Educational researchers around the globe seem to be eager to engage in questions with the potential to make new sense of the present and future. This year, 2019, marks the 50th anniversary of the Australasian Science Education Research Association. Reflecting on half a century of science education research might spark motivation to review the field’s achievements and future directions. The 2019 conference of NARST—a worldwide organization for improving science teaching and learning through research—chose the theme “Creating and sustaining collective activism through science education research”. The Chilean Society of Science Education has called its 2019 conference “Science Education for Social Justice”. The American Educational Research Association 2019 annual conference theme was “Leveraging Education Research in a “Post-Truth” Era: Multimodal Narratives to Democratize Evidence”. These themes illustrate trends in efforts of researchers as they question our present historical moment, its conditions and assumptions. In focusing on activism, on social justice, on democratization as concerns for educational researchers, what are we doing in the science education field? What directions are these efforts showing in our field? We wanted to engage in these sorts of questions from a particular place: science education research from the perspectives of those who are engaging it in classrooms.
The current human experience of schooling, with rapid technological development, and as a site of globalization and its opportunities and contradictions in many different contexts, can fuel new questions and new forms of inquiring about them.
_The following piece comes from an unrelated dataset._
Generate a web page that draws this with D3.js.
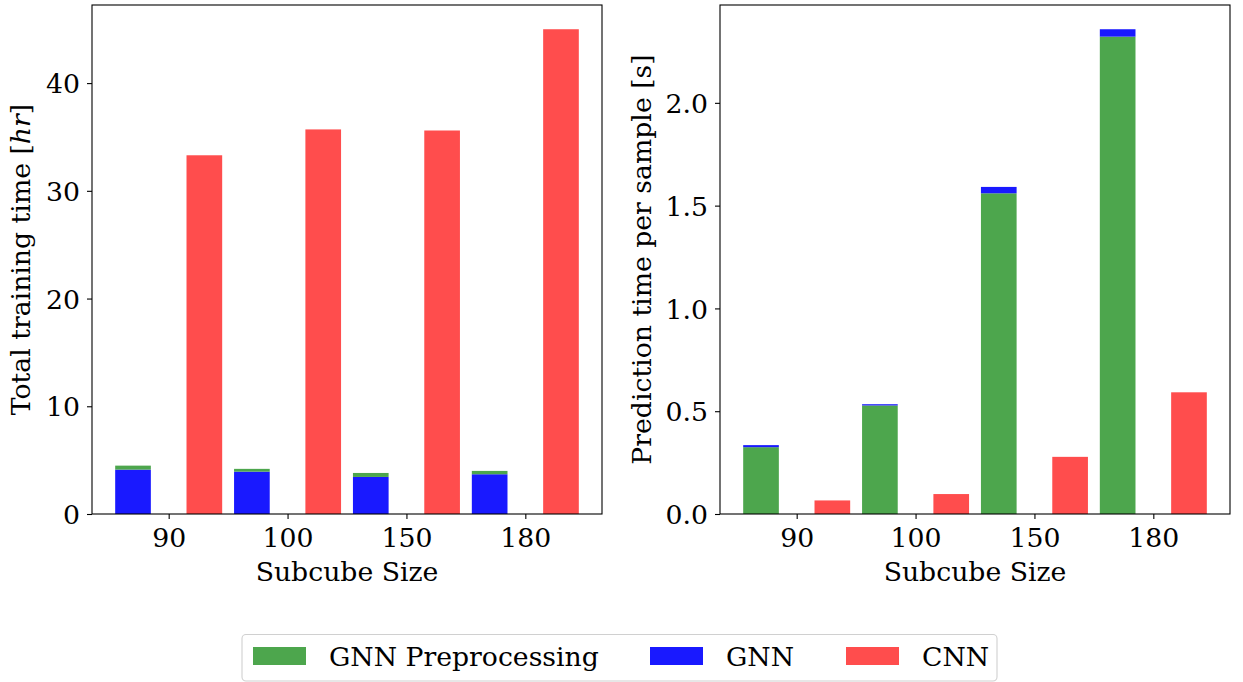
<!DOCTYPE html>
<html>
<head>
<meta charset="utf-8">
<script src="https://cdn.jsdelivr.net/npm/d3@7"></script>
<style>
  html, body { margin: 0; padding: 0; background: #fff; }
  svg { display: block; }
  text { font-family: "DejaVu Serif", serif; fill: #000; }
</style>
</head>
<body>
<svg id="fig" width="1243" height="682"></svg>
<script>
// Subcube sizes shared by both panels
const categories = ["90", "100", "150", "180"];

// Total training time [hr]
const trainGNN = [4.12, 3.93, 3.44, 3.69];
const trainGNNPre = [0.37, 0.26, 0.37, 0.31];
const trainCNN = [33.3, 35.7, 35.6, 45.0];

// Prediction time per sample [s]
const predGNNPre = [0.325, 0.528, 1.56, 2.322];
const predGNN = [0.010, 0.006, 0.031, 0.036];
const predCNN = [0.066, 0.097, 0.278, 0.592];

const trainTicks = [0, 10, 20, 30, 40];
const predTicks = [0.0, 0.5, 1.0, 1.5, 2.0];

const legendLabels = ["GNN Preprocessing", "GNN", "CNN"];

const colors = {
  pre: "#4da64d",
  gnn: "#1919ff",
  cnn: "#ff4d4d"
};

const FS = 26.7;
const svg = d3.select("#fig");

const barW = 0.3, offset = 0.3;

function panel(opts) {
  const { left, right, top, bottom } = opts;
  const g = svg.append("g");

  const x = d3.scaleLinear()
    .domain([-offset - barW / 2 - 0.195, categories.length - 1 + offset + barW / 2 + 0.195])
    .range([left, right]);
  const yMax = d3.max(opts.stacks.map(s => d3.max(s.base.map((v, i) => v + s.top[i]))).concat([d3.max(opts.cnn)])) * 1.05;
  const y = d3.scaleLinear().domain([0, yMax]).range([bottom, top]);

  // stacked GNN bars (left of each tick)
  const s = opts.stacks[0];
  g.append("g").selectAll("rect").data(categories).join("rect")
    .attr("x", (d, i) => x(i - offset - barW / 2))
    .attr("width", x(barW) - x(0))
    .attr("y", (d, i) => y(s.base[i]))
    .attr("height", (d, i) => y(0) - y(s.base[i]))
    .attr("fill", s.baseColor);
  g.append("g").selectAll("rect").data(categories).join("rect")
    .attr("x", (d, i) => x(i - offset - barW / 2))
    .attr("width", x(barW) - x(0))
    .attr("y", (d, i) => y(s.base[i] + s.top[i]))
    .attr("height", (d, i) => y(s.base[i]) - y(s.base[i] + s.top[i]))
    .attr("fill", s.topColor);

  // CNN bars (right of each tick)
  g.append("g").selectAll("rect").data(categories).join("rect")
    .attr("x", (d, i) => x(i + offset - barW / 2))
    .attr("width", x(barW) - x(0))
    .attr("y", (d, i) => y(opts.cnn[i]))
    .attr("height", (d, i) => y(0) - y(opts.cnn[i]))
    .attr("fill", colors.cnn);

  // x axis
  const xa = g.append("g").attr("transform", `translate(0,${bottom})`)
    .call(d3.axisBottom(x).tickValues(d3.range(categories.length))
      .tickFormat(i => categories[i]).tickSize(5).tickSizeOuter(0));
  xa.select(".domain").remove();
  xa.selectAll("line").attr("stroke", "#000").attr("stroke-width", 1.1);
  xa.selectAll("text").attr("font-size", FS).attr("font-family", "DejaVu Serif")
    .attr("y", 0).attr("dy", null).attr("transform", "translate(0,33)");

  // y axis
  const ya = g.append("g").attr("transform", `translate(${left},0)`)
    .call(d3.axisLeft(y).tickValues(opts.ticks).tickFormat(opts.fmt).tickSize(5).tickSizeOuter(0));
  ya.select(".domain").remove();
  ya.selectAll("line").attr("stroke", "#000").attr("stroke-width", 1.1);
  ya.selectAll("text").attr("font-size", FS).attr("font-family", "DejaVu Serif")
    .attr("x", -12).attr("dy", "0.36em");

  // frame
  g.append("rect").attr("x", left).attr("y", top)
    .attr("width", right - left).attr("height", bottom - top)
    .attr("fill", "none").attr("stroke", "#000").attr("stroke-width", 1.1);

  // axis labels
  g.append("text").attr("x", (left + right) / 2).attr("y", 581)
    .attr("text-anchor", "middle").attr("font-size", FS).text("Subcube Size");
  const yl = g.append("text")
    .attr("transform", `translate(${opts.ylabelX},${(top + bottom) / 2}) rotate(-90)`)
    .attr("text-anchor", "middle").attr("font-size", FS);
  opts.ylabel(yl);
}

panel({
  left: 92, right: 602, top: 5, bottom: 514,
  stacks: [{ base: trainGNN, top: trainGNNPre, baseColor: colors.gnn, topColor: colors.pre }],
  cnn: trainCNN,
  ticks: trainTicks,
  fmt: d3.format("d"),
  ylabelX: 30,
  ylabel: t => {
    t.append("tspan").text("Total training time [");
    t.append("tspan").attr("font-style", "italic").text("hr");
    t.append("tspan").text("]");
  }
});

panel({
  left: 720, right: 1230, top: 5, bottom: 514,
  stacks: [{ base: predGNNPre, top: predGNN, baseColor: colors.pre, topColor: colors.gnn }],
  cnn: predCNN,
  ticks: predTicks,
  fmt: d3.format(".1f"),
  ylabelX: 651,
  ylabel: t => t.text("Prediction time per sample [s]")
});

// legend
const lg = svg.append("g");
lg.append("rect").attr("x", 242).attr("y", 634.5).attr("width", 755).attr("height", 46.5)
  .attr("rx", 4).attr("fill", "#fff").attr("stroke", "#d0d0d0").attr("stroke-width", 1.1);
const legendX = [253, 650, 846];
const legendColors = [colors.pre, colors.gnn, colors.cnn];
const items = lg.selectAll("g.item").data(legendLabels).join("g").attr("class", "item")
  .attr("transform", (d, i) => `translate(${legendX[i]},656)`);
items.append("rect").attr("x", 0).attr("y", -9).attr("width", 53).attr("height", 18)
  .attr("fill", (d, i) => legendColors[i]);
items.append("text").attr("x", 76).attr("dy", "0.36em").attr("font-size", FS).text(d => d);
</script>
</body>
</html>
In a recent book, Joel Spring (2019) claims that the Western model of schooling has spread throughout the world and has contributed to creating a consumer culture, which can lead to actions that destroy the natural environment and diminish feelings of compassion and empathy. As today’s globalized science education researchers and citizens, we understand that a vision of dialogue is critical to provide mutual understandings about our different ways of knowing and the forms in which they express in our contexts. We recognize that dialogue requires language, and science should be concerned with language for increasing dialogue.
For this Special Issue, we crafted a call grounded in our own informed, but also intuitive, interpretation of two important needs: (1) language and (2) practitioner learning in science education. At the time of this crafting, we were engaged in a research collaboration focused on understanding the role of explanations in physics teaching and science teacher education. While getting to know each other, we realized the breadth of our formative experiences in teaching and teacher education: Chile, Australia, the United States, Scotland, and Canada. Our conversations expanded beyond the topic of explanations in teacher education, and into issues of science education in general, and the ways in which we understand its main concerns. As researchers and citizens, we are preoccupied with both highlighting the role of science as a humane project for the peoples of the world and understanding its connections with the whole of human experience. That is to say, this is a pedagogical project.
We wanted to provoke a discussion about who is called upon to talk about these understandings, whose voices matter. We decided to invite researchers who see themselves as practitioners, and practitioners who see themselves as researchers, to show how they are learning about language in science and science in language because, as mentioned before, language is key for dialogue, and dialogue is essential in science education (Lemke 1990). We wanted to push ourselves into a space where, as researchers, we do not just observe phenomena and people within educational context from the “outside” but also observe ourselves and listen to the voices of those who are traditionally invited to be researched but not to be active in researching, in producing and reporting knowledge. That is why we called this issue “practitioner learning”.
Knowing that the relationships between theory and practice into research are subject to debate (Ashwin 2012; Jarvis 1999), we consider that two kinds of perspectives might come into play when conducting research: etic perspectives derive from using theoretical frameworks as light with which to analyze the field, while emic perspectives are more closely connected to the meanings and interpretations held by the protagonists of a researched social reality (Guzmán-Valenzuela 2016). Practitioner research in educational contexts, in our view, is applied research rooted in practices, problems or challenges that—in this case—educators face in their daily work and that affect their professional practice (Cochran-Smith and Lytle 2009). In this kind of research, practitioners conduct a process of inquiry, either by themselves as “insiders”, or with help from university-based scholars, to construct new insights to inform practitioner learning about addressing science and language issues.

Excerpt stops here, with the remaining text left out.